Work through the listing below and count the lines that hold "this". Answer with the number alone.

[Items from a dataset]
>> Start

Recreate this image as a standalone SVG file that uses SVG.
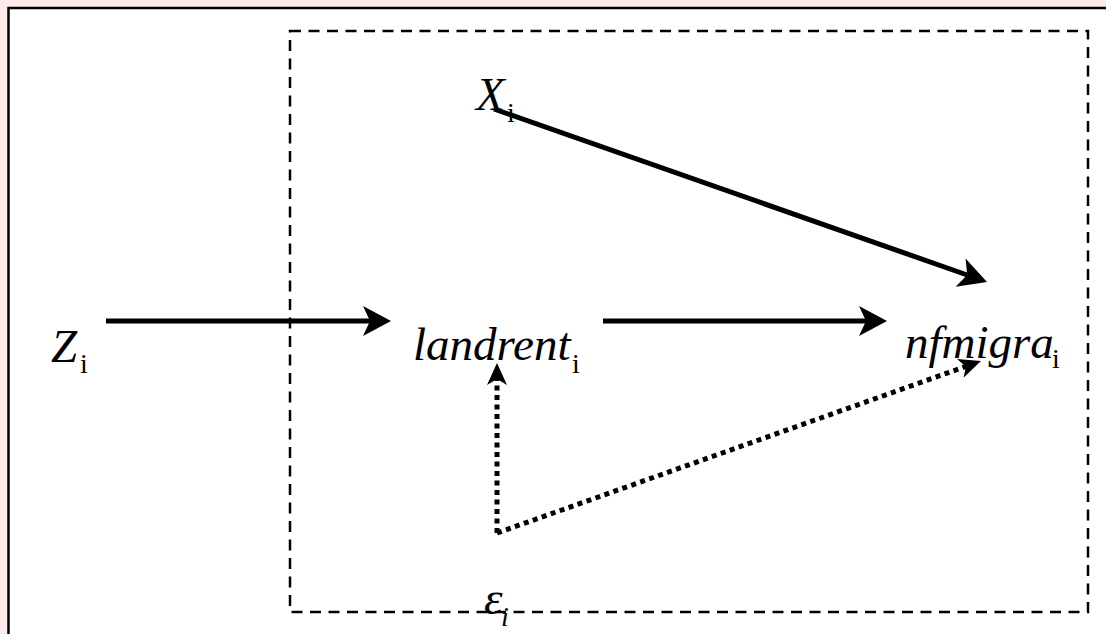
<svg xmlns="http://www.w3.org/2000/svg" width="1106" height="634" viewBox="0 0 1106 634">
<style>
.t{font-family:"Liberation Serif","Times New Roman",serif;font-style:italic;font-size:47px;fill:#000}
.s{font-family:"Liberation Serif","Times New Roman",serif;font-size:28px;fill:#000}
.si{font-family:"Liberation Serif","Times New Roman",serif;font-style:italic;font-size:28px;fill:#000}
.solid{stroke:#000;stroke-width:5;fill:none;marker-end:url(#big)}
.dot{stroke:#000;stroke-width:5;fill:none;stroke-dasharray:5 4.5;marker-end:url(#small)}
</style>
<defs>
<marker id="big" markerUnits="userSpaceOnUse" markerWidth="40" markerHeight="40" refX="7" refY="15" orient="auto" overflow="visible">
<path d="M0,0 L28,15 L0,30 L7,15 Z" fill="#000"/>
</marker>
<marker id="small" markerUnits="userSpaceOnUse" markerWidth="30" markerHeight="30" refX="6" refY="10" orient="auto" overflow="visible">
<path d="M0,0 L22,10 L0,20 L6,10 Z" fill="#000"/>
</marker>
</defs>
<rect x="0" y="0" width="1106" height="634" fill="#fdeaea"/>
<rect x="8.5" y="8" width="1120" height="640" fill="#fff" stroke="#000" stroke-width="2.5"/>
<rect id="boundary" x="290" y="31" width="798" height="581" fill="none" stroke="#000" stroke-width="2.5" stroke-dasharray="11 7.5"/>
<g id="connectors">
<line class="solid" x1="106" y1="321" x2="370" y2="321"/>
<line class="solid" x1="603" y1="321" x2="866" y2="321"/>
<line class="solid" x1="494" y1="109" x2="967.2" y2="275"/>
<line class="dot" x1="497" y1="533" x2="497" y2="379"/>
<line class="dot" x1="497" y1="533" x2="965.9" y2="366.4"/>
</g>
<g id="node-Z"><text class="t" x="51" y="362">Z</text><text class="s" x="80" y="373">i</text></g>
<g id="node-X"><text class="t" x="476" y="110">X</text><text class="s" x="507" y="122">i</text></g>
<g id="node-landrent"><text class="t" x="413" y="360">landrent</text><text class="s" x="572" y="373">i</text></g>
<g id="node-nfmigra"><text class="t" x="905" y="358">nfmigra</text><text class="s" x="1052" y="368">i</text></g>
<g id="node-epsilon"><text class="t" x="484" y="614">ε</text><text class="si" x="501" y="626">i</text></g>
</svg>
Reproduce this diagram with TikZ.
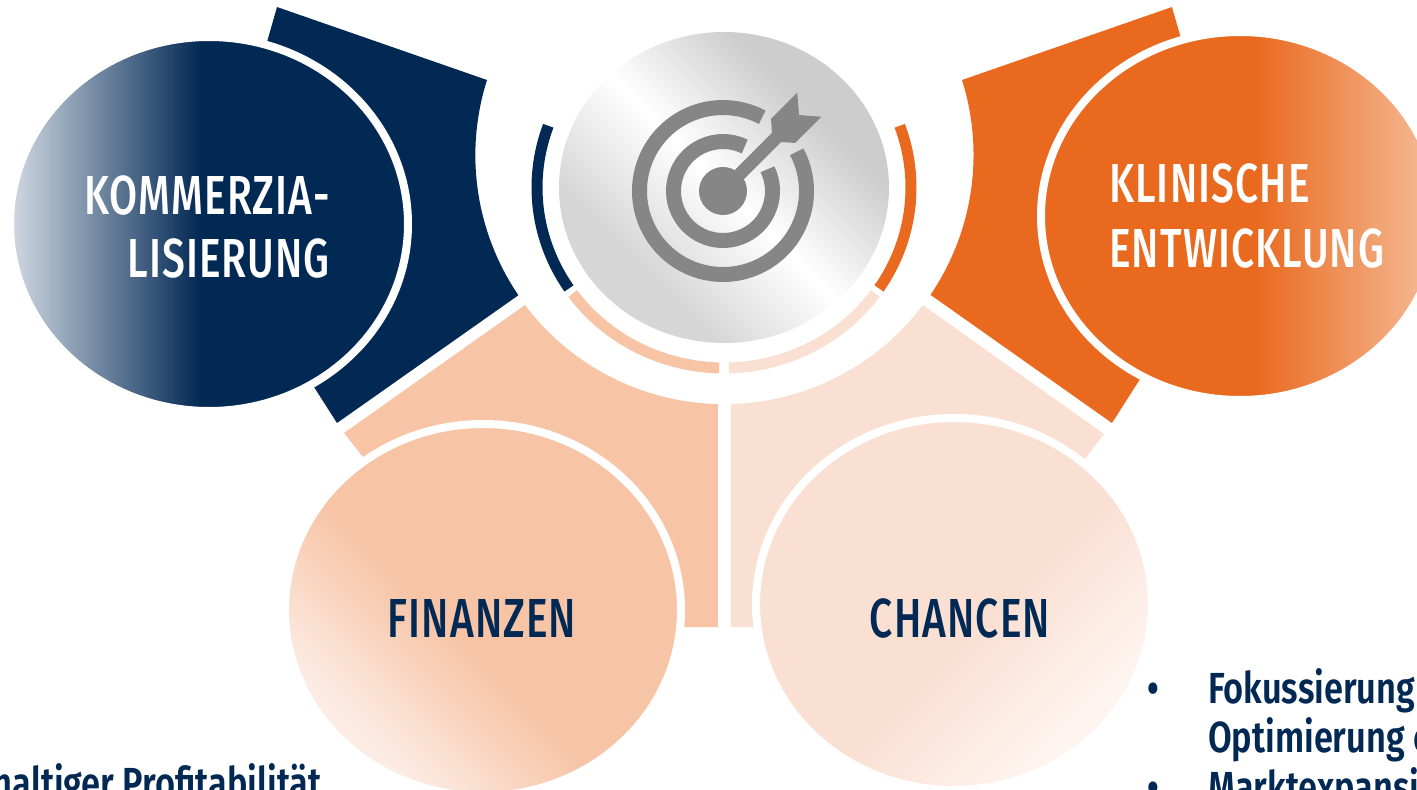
\documentclass[tikz,border=0pt]{standalone}
\usepackage{fontspec}
\setmainfont{Fira Sans}
\newfontfamily\headfont[FakeStretch=0.74, LetterSpace=2]{Fira Sans Medium}
\newfontfamily\bodyfont[FakeStretch=0.79]{Fira Sans SemiBold}
\usetikzlibrary{calc}
\definecolor{navy}{RGB}{2,40,84}
\definecolor{orng}{RGB}{233,106,31}
\definecolor{peach}{RGB}{247,196,166}
\definecolor{lpeach}{RGB}{250,224,211}
\definecolor{icongray}{RGB}{134,134,134}
\definecolor{navypale}{RGB}{210,218,228}
\definecolor{orngpale}{RGB}{246,190,156}
\definecolor{peachpale}{RGB}{252,236,228}
\definecolor{lpeachpale}{RGB}{254,245,240}
\definecolor{gA}{RGB}{205,205,205}
\definecolor{gB}{RGB}{214,214,214}
\pgfdeclarehorizontalshading{navyshade}{100bp}{color(0bp)=(navypale); color(25bp)=(navypale); color(49bp)=(navy); color(100bp)=(navy)}
\pgfdeclarehorizontalshading{orngshade}{100bp}{color(0bp)=(orng); color(52bp)=(orng); color(75bp)=(orngpale); color(100bp)=(orngpale)}
\pgfdeclarehorizontalshading{finshade}{100bp}{color(0bp)=(peachpale); color(27bp)=(peachpale); color(45bp)=(peach); color(100bp)=(peach)}
\pgfdeclarehorizontalshading{chashade}{100bp}{color(0bp)=(lpeach); color(55bp)=(lpeach); color(73bp)=(lpeachpale); color(100bp)=(lpeachpale)}
\pgfdeclarehorizontalshading{metal}{100bp}{color(0bp)=(gB); color(32bp)=(gB); color(50bp)=(white); color(68bp)=(gA); color(100bp)=(gA)}
\tikzset{
  bigcirc/.style={draw=white, line width=8pt},
  ringarc/.style={line width=11pt},
  head/.style={font=\headfont\fontsize{55}{60}\selectfont, inner sep=0pt},
  body/.style={font=\bodyfont\fontsize{43.5}{48}\selectfont, text=navy, inner sep=0pt},
}
\begin{document}
\begin{tikzpicture}[x=1pt, y=-1pt]
\useasboundingbox (0,0) rectangle (1417,790);
\clip (0,0) rectangle (1417,790);
\coordinate (G) at (724,187.5);
% petals
\fill[navy] (277,7) -- (487,80) arc[start angle=197.6, end angle=145.8, radius=249] -- (337,423) -- (291,351) -- (257,77) -- cycle;
\fill[orng] (1172,7) -- (962,80) arc[start angle=-17.5, end angle=34.2, radius=249] -- (1112,423) -- (1158,351) -- (1192,77) -- cycle;
\fill[peach] (344,433) -- (525,305) arc[start angle=143, end angle=91.4, radius=249] -- (718,627) -- (640,627) -- (382,481) -- cycle;
\fill[lpeach] (731,627) -- (731,404) arc[start angle=88.4, end angle=37, radius=249] -- (1104,434) -- (1066,484) -- (800,627) -- cycle;
% big circles
\shadedraw[bigcirc, shading=navyshade] (209,224) ellipse [x radius=199, y radius=187];
\shadedraw[bigcirc, shading=orngshade] (1240,216) ellipse [x radius=199, y radius=184];
\shadedraw[bigcirc, shading=finshade, shading angle=45] (483,610) ellipse [x radius=198, y radius=186];
\shadedraw[bigcirc, shading=chashade, shading angle=-45] (954,604) ellipse [x radius=198, y radius=186];
% central disc and ring
\shade[shading=metal, shading angle=45] (G) ellipse [x radius=165, y radius=155.5];
\draw[ringarc, draw=navy] (G) ++(200:187 and 180.5) arc[start angle=200, end angle=146, x radius=187, y radius=180.5];
\draw[ringarc, draw=peach] (G) ++(144:187 and 180.5) arc[start angle=144, end angle=91.5, x radius=187, y radius=180.5];
\draw[ringarc, draw=lpeach] (G) ++(88.5:187 and 180.5) arc[start angle=88.5, end angle=36, x radius=187, y radius=180.5];
\draw[ringarc, draw=orng] (G) ++(34:187 and 180.5) arc[start angle=34, end angle=-20, x radius=187, y radius=180.5];
% target icon
\begin{scope}[shift={(723,191)}, rotate=45]
  \draw[icongray, line width=15pt] (17:83.5) arc[start angle=17, end angle=343, radius=83.5];
  \draw[icongray, line width=15pt] (19:49.5) arc[start angle=19, end angle=341, radius=49.5];
  \fill[icongray] (0,0) circle[radius=24];
  \fill[icongray] (0,-6.5) rectangle (100,6.5);
  \fill[icongray] (70,0) -- (85,-17) -- (122,-17) -- (107.5,0) -- (122,17) -- (85,17) -- cycle;
\end{scope}
% texts
\node[head, text=white, anchor=base east] (kom1) at (330,214) {KOMMERZIA-};
\node[head, text=white, anchor=base east] (kom2) at (330,277) {LISIERUNG};
\node[head, text=white, anchor=base west] (kli1) at (1109,202) {KLINISCHE};
\node[head, text=white, anchor=base west] (kli2) at (1109,267) {ENTWICKLUNG};
\node[head, text=navy, anchor=base] (fin) at (482,637) {FINANZEN};
\node[head, text=navy, anchor=base] (cha) at (960,637) {CHANCEN};
\node[body, anchor=base] (b1) at (1153,703) {•};
\node[body, anchor=base west] (t1) at (1208,703) {Fokussierung};
\node[body, anchor=base west] (t2) at (1208,752) {Optimierung c};
\node[body, anchor=base] (b3) at (1153,802) {•};
\node[body, anchor=base west] (t3) at (1208,802) {Marktexpansi};
\node[body, anchor=base east] (t4) at (322,798) {haltiger Profitabilität};
\end{tikzpicture}
\end{document}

>> End

-- EXERCISE RESPONSE --
2